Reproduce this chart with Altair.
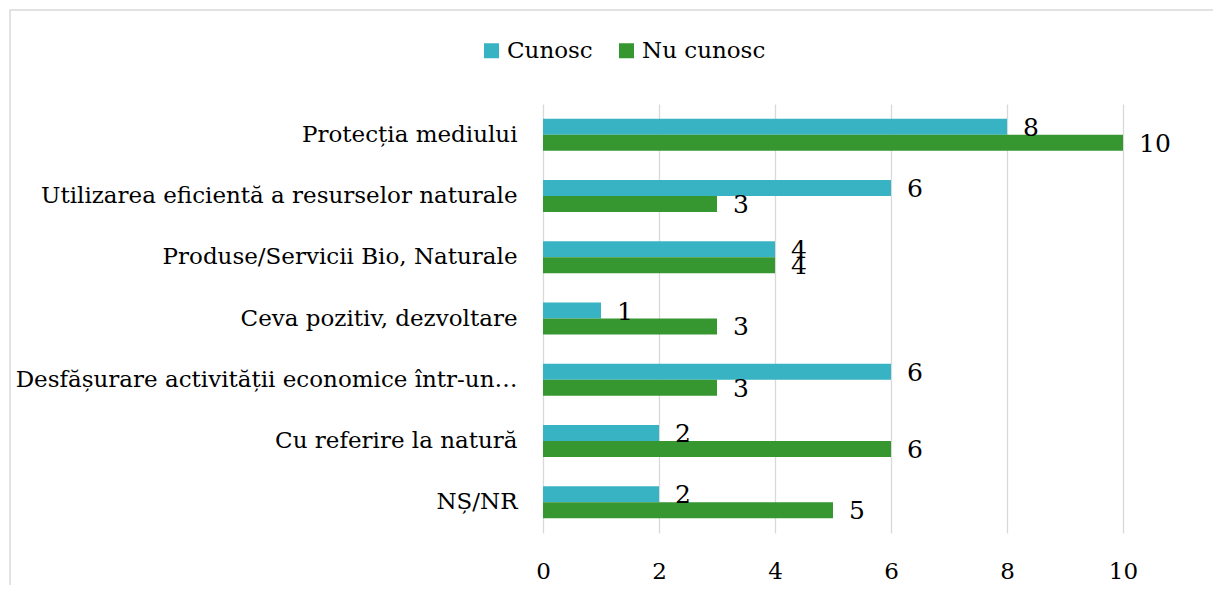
import altair as alt
import pandas as pd

categories = [
    "Protecția mediului",
    "Utilizarea eficientă a resurselor naturale",
    "Produse/Servicii Bio, Naturale",
    "Ceva pozitiv, dezvoltare",
    "Desfășurare activității economice într-un…",
    "Cu referire la natură",
    "NȘ/NR",
]
series = ["Cunosc", "Nu cunosc"]
cunosc = [8, 6, 4, 1, 6, 2, 2]
nu_cunosc = [10, 3, 4, 3, 3, 6, 5]
x_ticks = [0, 2, 4, 6, 8, 10]
colors = ["#38B3C4", "#369630"]

rows = []
for c, a, b in zip(categories, cunosc, nu_cunosc):
    rows.append({"cat": c, "series": series[0], "value": a})
    rows.append({"cat": c, "series": series[1], "value": b})
df = pd.DataFrame(rows)

FONT = "DejaVu Serif"

y_enc = alt.Y(
    "cat:N",
    sort=categories,
    scale=alt.Scale(paddingInner=0.478, paddingOuter=0.239),
    axis=alt.Axis(
        title=None, grid=False, domain=False, ticks=False, tickSize=0,
        labelPadding=26, labelLimit=700, labelFont=FONT, labelFontSize=23,
        labelColor="#000000",
    ),
)
x_enc = alt.X(
    "value:Q",
    scale=alt.Scale(domain=[0, 10], nice=False),
    axis=alt.Axis(
        title=None, values=x_ticks, format="d", grid=True, gridColor="#D9D9D9",
        gridWidth=1.3, domain=False, ticks=False, tickSize=0, labelPadding=27,
        labelFlush=False, labelFont=FONT, labelFontSize=23, labelColor="#000000",
    ),
)
yoff = alt.YOffset("series:N", sort=series,
                   scale=alt.Scale(domain=series, paddingInner=0, paddingOuter=0))

base = alt.Chart(df)

bars = base.mark_bar(cornerRadius=0).encode(
    x=x_enc,
    y=y_enc,
    yOffset=yoff,
    color=alt.Color(
        "series:N",
        scale=alt.Scale(domain=series, range=colors),
        legend=alt.Legend(
            title=None, orient="none", legendX=-63, legendY=-65,
            direction="horizontal", symbolType="square", symbolSize=225,
            symbolStrokeWidth=0, labelFont=FONT, labelFontSize=23,
            labelColor="#000000", columnPadding=22, labelOffset=4, padding=0,
        ),
    ),
)

labels = base.mark_text(
    align="left", baseline="middle", dx=16, dy=1, font=FONT, fontSize=25,
    color="#000000",
).encode(
    x="value:Q",
    y=alt.Y("cat:N", sort=categories),
    yOffset=alt.YOffset("series:N", sort=series),
    text="value:Q",
)

frame = alt.Chart(pd.DataFrame({"f": [0]})).mark_rect(
    fill="transparent", stroke="#D9D9D9", strokeWidth=1.5
).encode(
    x=alt.value(-533), x2=alt.value(720), y=alt.value(-94), y2=alt.value(620)
)

chart = alt.layer(bars, labels, frame).properties(
    width=580, height=429,
    padding={"left": 535, "top": 96, "right": 90, "bottom": 52},
    autosize="none",
    background="#FFFFFF",
).configure_view(stroke="transparent", strokeWidth=0)

chart.save("out.html", embed_options={"renderer": "svg", "actions": False})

========

● Prompt: Write the material out again exactly as it appears, dropping the pictures.

● Reply to the exercise:
Reproduce this chart with Altair.
import altair as alt
import pandas as pd

categories = [
    "Protecția mediului",
    "Utilizarea eficientă a resurselor naturale",
    "Produse/Servicii Bio, Naturale",
    "Ceva pozitiv, dezvoltare",
    "Desfășurare activității economice într-un…",
    "Cu referire la natură",
    "NȘ/NR",
]
series = ["Cunosc", "Nu cunosc"]
cunosc = [8, 6, 4, 1, 6, 2, 2]
nu_cunosc = [10, 3, 4, 3, 3, 6, 5]
x_ticks = [0, 2, 4, 6, 8, 10]
colors = ["#38B3C4", "#369630"]

rows = []
for c, a, b in zip(categories, cunosc, nu_cunosc):
    rows.append({"cat": c, "series": series[0], "value": a})
    rows.append({"cat": c, "series": series[1], "value": b})
df = pd.DataFrame(rows)

FONT = "DejaVu Serif"

y_enc = alt.Y(
    "cat:N",
    sort=categories,
    scale=alt.Scale(paddingInner=0.478, paddingOuter=0.239),
    axis=alt.Axis(
        title=None, grid=False, domain=False, ticks=False, tickSize=0,
        labelPadding=26, labelLimit=700, labelFont=FONT, labelFontSize=23,
        labelColor="#000000",
    ),
)
x_enc = alt.X(
    "value:Q",
    scale=alt.Scale(domain=[0, 10], nice=False),
    axis=alt.Axis(
        title=None, values=x_ticks, format="d", grid=True, gridColor="#D9D9D9",
        gridWidth=1.3, domain=False, ticks=False, tickSize=0, labelPadding=27,
        labelFlush=False, labelFont=FONT, labelFontSize=23, labelColor="#000000",
    ),
)
yoff = alt.YOffset("series:N", sort=series,
                   scale=alt.Scale(domain=series, paddingInner=0, paddingOuter=0))

base = alt.Chart(df)

bars = base.mark_bar(cornerRadius=0).encode(
    x=x_enc,
    y=y_enc,
    yOffset=yoff,
    color=alt.Color(
        "series:N",
        scale=alt.Scale(domain=series, range=colors),
        legend=alt.Legend(
            title=None, orient="none", legendX=-63, legendY=-65,
            direction="horizontal", symbolType="square", symbolSize=225,
            symbolStrokeWidth=0, labelFont=FONT, labelFontSize=23,
            labelColor="#000000", columnPadding=22, labelOffset=4, padding=0,
        ),
    ),
)

labels = base.mark_text(
    align="left", baseline="middle", dx=16, dy=1, font=FONT, fontSize=25,
    color="#000000",
).encode(
    x="value:Q",
    y=alt.Y("cat:N", sort=categories),
    yOffset=alt.YOffset("series:N", sort=series),
    text="value:Q",
)

frame = alt.Chart(pd.DataFrame({"f": [0]})).mark_rect(
    fill="transparent", stroke="#D9D9D9", strokeWidth=1.5
).encode(
    x=alt.value(-533), x2=alt.value(720), y=alt.value(-94), y2=alt.value(620)
)

chart = alt.layer(bars, labels, frame).properties(
    width=580, height=429,
    padding={"left": 535, "top": 96, "right": 90, "bottom": 52},
    autosize="none",
    background="#FFFFFF",
).configure_view(stroke="transparent", strokeWidth=0)

chart.save("out.html", embed_options={"renderer": "svg", "actions": False})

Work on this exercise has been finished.